Diergezondheid meten in melk
Melk kent zijn eigen microbioom: een verzameling van bacteriën, virussen en gisten die ook in het lichaam voorkomen. Als die verzameling van het lacterende dier in gezond evenwicht is, dan is dat in de melk ook zo. Verandert de samenstelling van dit microbioom in de melk, dan kan dat een aanwijzing zijn voor gezondheidsproblemen, bijvoorbeeld zichtbare of onzichtbare uierontsteking. Het is daarom goed melkmonsters te laten onderzoeken. Een artikel van Schaap en Geit, een uitgave van de Gezondheidsdienst voor Dieren (GD), besteedt aandacht aan dit melkonderzoek.
Kiemgetal en celgetal
Voor melkonderzoek worden twee getallen gebruikt: het kiemgetal en het celgetal. Het kiemgetal is het aantal bacteriekolonies dat uit een milliliter melk gekweekt kan worden. Zitten er te veel bacteriën in de melk, dan is het kiemgetal hoog. Hygiëne, melktechniek en diergezondheid kunnen dat kiemgetal beïnvloeden. Nadat de melk op kweek is gezet, kan de hoeveelheid en het type bacteriën een indicatie geven van de oorzaak van een hoog kiemgetal.
Naast het kiemgetal kun je ook kijken naar het celgetal: het aantal cellen per milliliter melk. Die cellen bestaan uit afweercellen en epitheelcellen van het uierweefsel. Het celgetal in melk van geiten en schapen ligt gewoonlijk hoger dan het celgetal in koeienmelk. Het getal kan variëren op basis van ras, lactatiestadium, immuun competentie, melkgift, pariteit, seizoen, leeftijd en management.
Testen
Zowel kiemgetal als celgetal variëren met het seizoen, zo blijkt uit het artikel. Bij geiten en schapen loopt het kiemgetal tijdens het lammerseizoen op en in de loop van de zomer neemt het langzaam weer af. Het celgetal daarentegen is in april het laagst en begint vier maanden na de het aflammeren te stijgen. In september en oktober het celgetal het hoogst. Het celgetal kan ook oplopen door ontstekingsprocessen in de uier als gevolg van CAE- of het zwoegerziektevirus. Het is echter niet zo dat het celgetal gebruikt kan worden om die ziektes op te sporen.

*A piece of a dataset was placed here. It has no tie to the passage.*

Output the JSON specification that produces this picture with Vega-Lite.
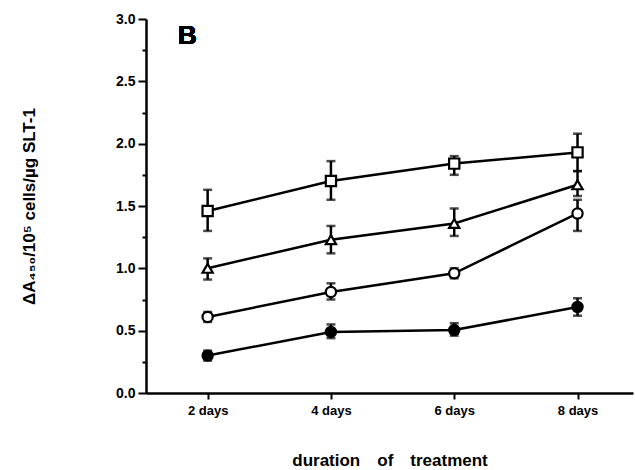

Er zijn bij de GD verschillende testen om tankmelk te onderzoeken. Het resultaat van zo'n test kan aangeven dat er een besmetting is met bacteriën die mastitis (ontsteking van de melkklier) veroorzaken. De uitslagen van de tests kunnen ook aanwijzingen geven voor vervolgstappen. Een besmetting met met de E.coli-bacterie (Escherichia coli) kan een aanwijzing zijn om de hygiëne te verbeteren. Een besmetting met Staphylococcus aureus of Streptococcus agalactiae maken duidelijk dat diergezondheid of melktechniek geoptimaliseerd kan worden.